Memory-mapped CPU tensor between Torch, Numpy, Jax and TensorFlow

This is just a fun experiment to answer the question: how can I share a memory-mapped tensor from PyTorch to Numpy, Jax and TensorFlow in CPU without copy and making sure changes done in memory by torch are reflected on all these shared tensors ?

One approach is shown below:

import torch
import tensorflow as tf
import numpy as np
import jax.numpy as jnp
import jax.dlpack

# Create the tensor and persist
t = torch.randn(10, dtype=torch.float32)
t.numpy().tofile("tensor.pt")

# Memory-map the file with PyTorch
t_mapped = torch.from_file("tensor.pt", shared=True, size=10, dtype=torch.float32)

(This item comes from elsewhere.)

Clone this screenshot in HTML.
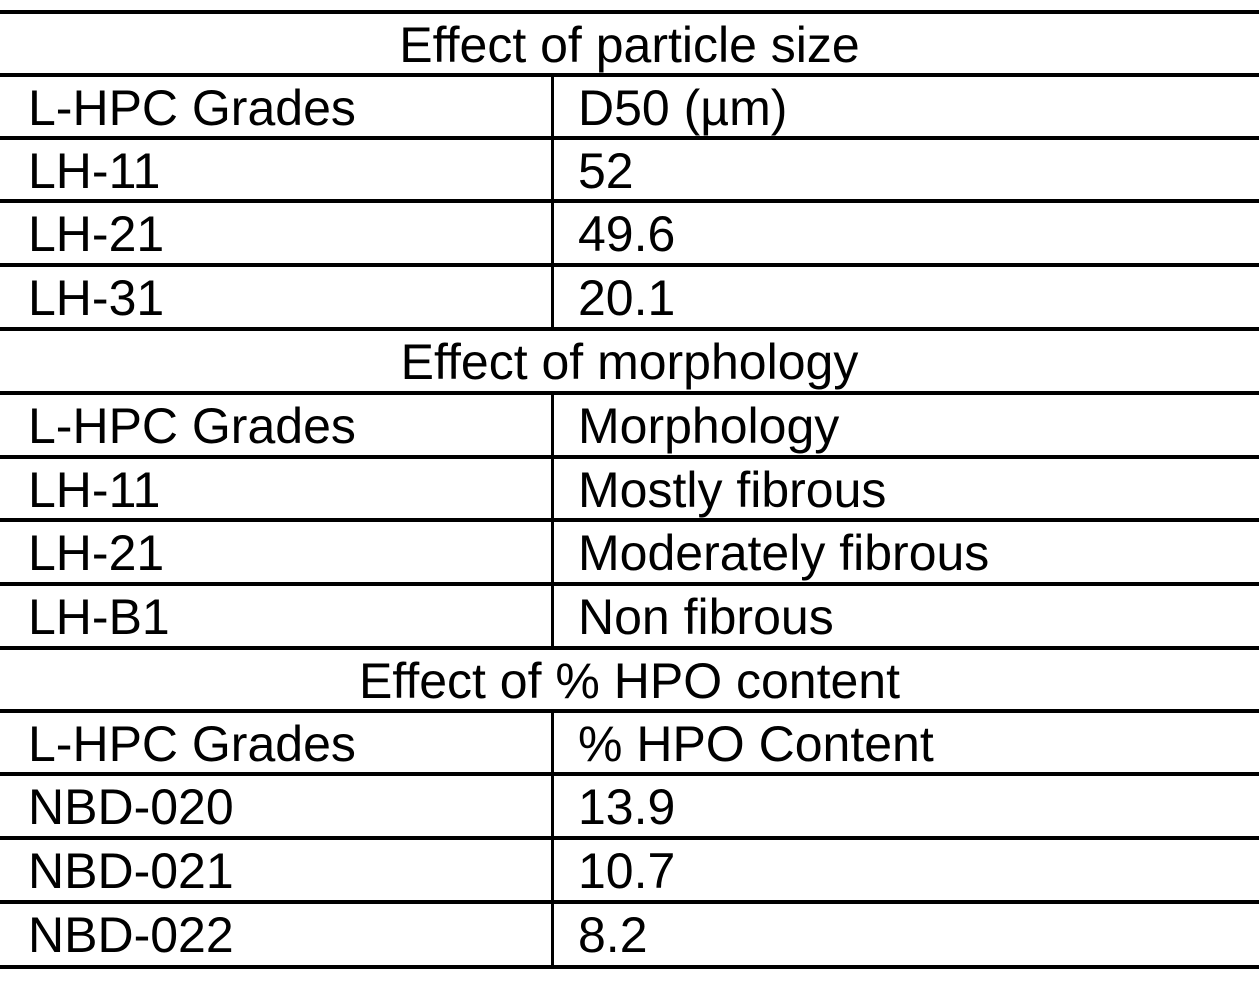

# Memory-map it with numpy, the same tensor
n_mapped = np.memmap("tensor.pt", dtype='float32', mode='r+', shape=(10))

# Convert it to Jax, will reuse the same buffer
j_mapped = jnp.asarray(n_mapped)

# Convert it to dlpack capsule and load in TensorFlow
dlcapsule = jax.dlpack.to_dlpack(j_mapped)
tf_mapped = tf.experimental.dlpack.from_dlpack(dlcapsule)

Now the fun part begins, I will change the tensor in PyTorch and we will check what happens in the Numpy, Jax and TensorFlow tensors:

>>> t_mapped.fill_(42.0) # Changing only PyTorch tensorA
tensor([42., 42., 42., 42., 42., 42., 42., 42., 42., 42.])

>>> n_mapped # Numpy Array
memmap([42., 42., 42., 42., 42., 42., 42., 42., 42., 42.], dtype=float32)

>>> j_mapped # Jax Array
Array([42., 42., 42., 42., 42., 42., 42., 42., 42., 42.], dtype=float32)

>>> tf_mapped # TensorFlow Tensor
<tf.Tensor: shape=(10,), dtype=float32, numpy=array([42., 42., 42., 42., 42., 42., 42., 42., 42., 42.], dtype=float32)>

As you can see from above, changes in the torch tensor reflected back into Numpy, Jax and TensorFlow, that’s the magic of memmap().